By contrast, hiQ is only scraping information from public LinkedIn profiles. By definition, any member of the public has authorization to access this information. LinkedIn argued that it could selectively revoke that authorization using a cease-and-desist letter. But the 9th Circuit found this unpersuasive. Ignoring a cease-and-desist letter isn’t analogous to hacking into a private computer system.

LinkedIn can’t interfere with hiQ’s scraping

Monday’s ruling goes beyond finding that hiQ hasn’t violated anti-hacking laws. The appeals court also upheld a lower court order banning LinkedIn from interfering with hiQ’s scraping activities during the course of the litigation.

HiQ argues that if LinkedIn started using technical measures to block hiQ from scraping LinkedIn user data, it would be interfering with hiQ’s contracts with its own customers, who rely on that data (this is known in legal jargon as “tortious interference with contract”). HiQ noted that LinkedIn tacitly accepted hiQ’s scraping activities for several years—even sending representatives to hiQ conferences where hiQ openly explained that its products were built on LinkedIn data.

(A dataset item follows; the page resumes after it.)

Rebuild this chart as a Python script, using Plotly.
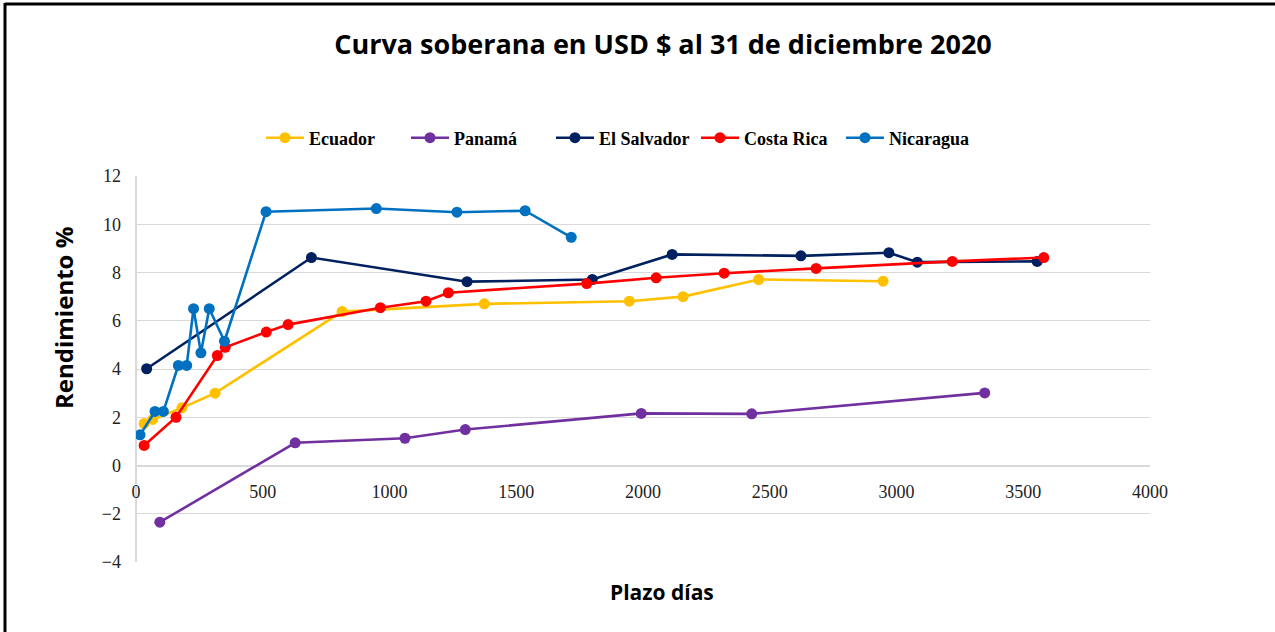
import plotly.graph_objects as go

# ---- data ----
ecuador_days = [32, 66, 181, 312, 813, 1374, 1946, 2158, 2456, 2947]
ecuador_yield = [1.74, 1.91, 2.39, 3.00, 6.38, 6.70, 6.81, 7.00, 7.71, 7.64]

panama_days = [94, 628, 1061, 1299, 1993, 2429, 3348]
panama_yield = [-2.35, 0.94, 1.13, 1.49, 2.16, 2.14, 3.01]

salvador_days = [42, 692, 1306, 1800, 2115, 2623, 2970, 3082, 3555]
salvador_yield = [4.01, 8.62, 7.62, 7.71, 8.75, 8.69, 8.82, 8.43, 8.46]

costarica_days = [32, 158, 321, 352, 514, 600, 964, 1144, 1232, 1778, 2052, 2320, 2683, 3220, 3581]
costarica_yield = [0.83, 2.00, 4.56, 4.90, 5.53, 5.84, 6.54, 6.81, 7.16, 7.54, 7.78, 7.97, 8.17, 8.46, 8.62]

nicaragua_days = [16, 75, 108, 167, 200, 227, 256, 289, 349, 513, 948, 1266, 1535, 1717]
nicaragua_yield = [1.27, 2.24, 2.24, 4.15, 4.15, 6.50, 4.67, 6.50, 5.15, 10.52, 10.65, 10.50, 10.56, 9.46]

series_names = ["Ecuador", "Panamá", "El Salvador", "Costa Rica", "Nicaragua"]
series_colors = ["#FFC000", "#7030A0", "#002060", "#FF0000", "#0070C0"]

x_ticks = [0, 500, 1000, 1500, 2000, 2500, 3000, 3500, 4000]
y_ticks = [-4, -2, 0, 2, 4, 6, 8, 10, 12]

title_text = "Curva soberana en USD $ al 31 de diciembre 2020"
x_title = "Plazo días"
y_title = "Rendimiento %"

# ---- layout geometry ----
W, H = 1275, 632
ML, MR, MT, MB = 136, 125, 176, 70
PW, PH = W - ML - MR, H - MT - MB


def px_x(p):
    return (p - ML) / PW


def px_y(p):
    return (H - MB - p) / PH


fig = go.Figure()
all_data = [
    (ecuador_days, ecuador_yield),
    (panama_days, panama_yield),
    (salvador_days, salvador_yield),
    (costarica_days, costarica_yield),
    (nicaragua_days, nicaragua_yield),
]
for (xs, ys), name, color in zip(all_data, series_names, series_colors):
    fig.add_trace(go.Scatter(
        x=xs, y=ys, name=name, mode="lines+markers",
        line=dict(color=color, width=2.6),
        marker=dict(color=color, size=11),
    ))

serif = "Liberation Serif"
sans = "Open Sans"
grid = "#D9D9D9"

fig.update_layout(
    width=W, height=H,
    margin=dict(l=ML, r=MR, t=MT, b=MB),
    paper_bgcolor="white", plot_bgcolor="white",
    title=dict(text=f"<b>{title_text}</b>", x=px_x(663), xref="paper",
               xanchor="center", y=1 - 45 / H, yanchor="middle",
               font=dict(family=sans, size=27, color="black")),
    legend=dict(orientation="h", x=px_x(261), xanchor="left",
                y=px_y(138), yanchor="middle",
                font=dict(family=serif, size=18, color="black", weight="bold"),
                itemwidth=38, tracegroupgap=0,
                entrywidth=92, entrywidthmode="pixels"),
    xaxis=dict(range=[0, 4000], tickvals=x_ticks, showgrid=False,
               zeroline=True, zerolinecolor=grid, zerolinewidth=1.5,
               showline=False, linecolor=grid, anchor="free",
               position=(0 - (-4)) / (12 - (-4)), ticks="",
               tickfont=dict(family=serif, size=18, color="#222"),
               ticklabelstandoff=13),
    yaxis=dict(range=[-4, 12], tickvals=y_ticks, showgrid=True,
               gridcolor=grid, gridwidth=1.3, zeroline=True,
               zerolinecolor=grid, zerolinewidth=1.5,
               showline=False, linecolor=grid,
               ticks="", tickfont=dict(family=serif, size=18, color="#222"),
               ticklabelstandoff=14),
    showlegend=True,
)

fig.add_annotation(text=f"<b>{y_title}</b>", xref="paper", yref="paper",
                   x=px_x(63), y=px_y(318), textangle=-90, showarrow=False,
                   font=dict(family=sans, size=24, color="black"),
                   xanchor="center", yanchor="middle")
fig.add_annotation(text=f"<b>{x_title}</b>", xref="paper", yref="paper",
                   x=px_x(662), y=px_y(592), showarrow=False,
                   font=dict(family=sans, size=21, color="black"),
                   xanchor="center", yanchor="middle")

# frame (top and left edges visible in reference)
fig.add_shape(type="line", xref="paper", yref="paper",
              x0=px_x(5), x1=px_x(W + 5), y0=px_y(4), y1=px_y(4),
              line=dict(color="black", width=3))
fig.add_shape(type="line", xref="paper", yref="paper",
              x0=px_x(5), x1=px_x(5), y0=px_y(3), y1=px_y(H + 5),
              line=dict(color="black", width=3))

fig.write_html("out.html", config={"displayModeBar": False},
               post_script="document.body.style.margin='0px';document.body.style.overflow='hidden';")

LinkedIn argued that it needed to restrict scraping to protect its own users’ privacy. But hiQ countered that the data didn’t belong to LinkedIn but to its users—who explicitly marked the data public. HiQ doesn’t scrape non-public LinkedIn profiles. HiQ also says that LinkedIn only objected to hiQ’s scraping around the time LinkedIn launched its own analytics tools that competed with hiQ’s offerings.

Taking all of this into account, the appeals court ruled that hiQ had a good chance of proving that it was entitled to continue scraping LinkedIn’s data during the legal battle. LinkedIn might still prevail on this point, eventually giving the company the right to blacklist hiQ’s scrapers. But the appeals court upheld the lower court’s order that LinkedIn wait until after the court case was over before doing so. Otherwise, hiQ might be out of business before it had a chance to finish the case.

This remains an unsettled area of the law. In 2013, for example, a California federal trial court held that two companies may have violated the Computer Fraud and Abuse Act when they scraped data from Craigslist in order to provide user-friendly alternatives for viewing Craigslist listings.

Like the hiQ case, this early one occurred in California, so appeals would have been heard by the 9th Circuit—which might have been sympathetic to their case. But the defendants didn’t get that far—they settled the case in 2015 and agreed to stop scraping Craigslist content. Monday’s ruling suggest that they might have actually prevailed on appeal.